Honda’s and Obama’s bill would:
— Reorganize the President’s Office of Science and Technology Policy (OSTP). OSTP has a STEM subcommittee that has remained largely dormant over the past few years. The bill would raise that subcommittee to a committee level, giving it a mandate to work proactively at designing coherent STEM strategies.
— Create an Office of STEM at the U.S. Department of Education at the assistant-secretary level. This office will coordinate STEM education initiatives among all federal agencies and have a seat at the OSTP STEM Committee.
— Institute a voluntary Consortium on STEM education. The Consortium would be integrated by no less than five states representing at least five of the nation’s nine geographical regions.
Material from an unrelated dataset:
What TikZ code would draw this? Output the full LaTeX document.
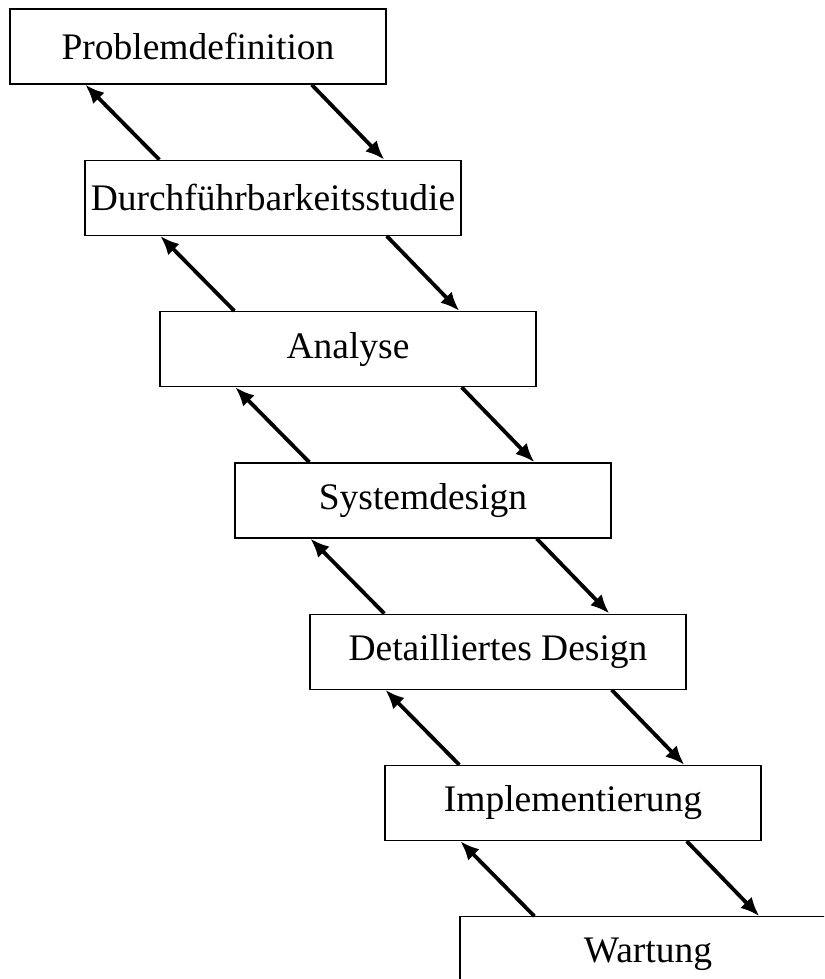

Its mission is to develop common content standards for K-12 STEM education, engineered at the state and local levels.
— Create the National STEM Education Research Repository. This would be a clearinghouse for educators to research the latest innovations in STEM. This will break the silos that keep creative programs from being replicated.
“Our nation’s competitiveness in the global economy depends largely on our ability to graduate students who excel in the fields of science, technology, engineering and math,” Ehlers said. “We must do all that we can as a nation to prepare students at every grade level so that they have a genuine interest and demonstrated skills in these fields. The jobs of tomorrow will require STEM education skills and our next generation of innovators will need them to succeed.”
For educators, this bill promises to create tools and make available resources that are now scattered and isolated among federal agencies and the states.
“The Enhancing Science, Technology, Engineering, and Math Education Act of 2008 will coordinate and enhance STEM education programs at the federal level and empower states to better address the critical needs in their STEM education systems,” said Gerald Wheeler, Executive Director of the National Science Teachers Association. “We are pleased to support this legislation.” As the American economy attempts to recover from a deep economic downturn, losing sight of longterm strategies to manage the economy can be risky, said Rep. Rush Holt.
“Scientists and educators should not be the only ones concerned about STEM education. Those who care about our long-term economic health and the ability of future generations to compete in a new global economy should be concerned,” Holt said. “This legislation is part of our strategy to get STEM education back on track at a time when we can no longer afford to lose ground to our competitors.”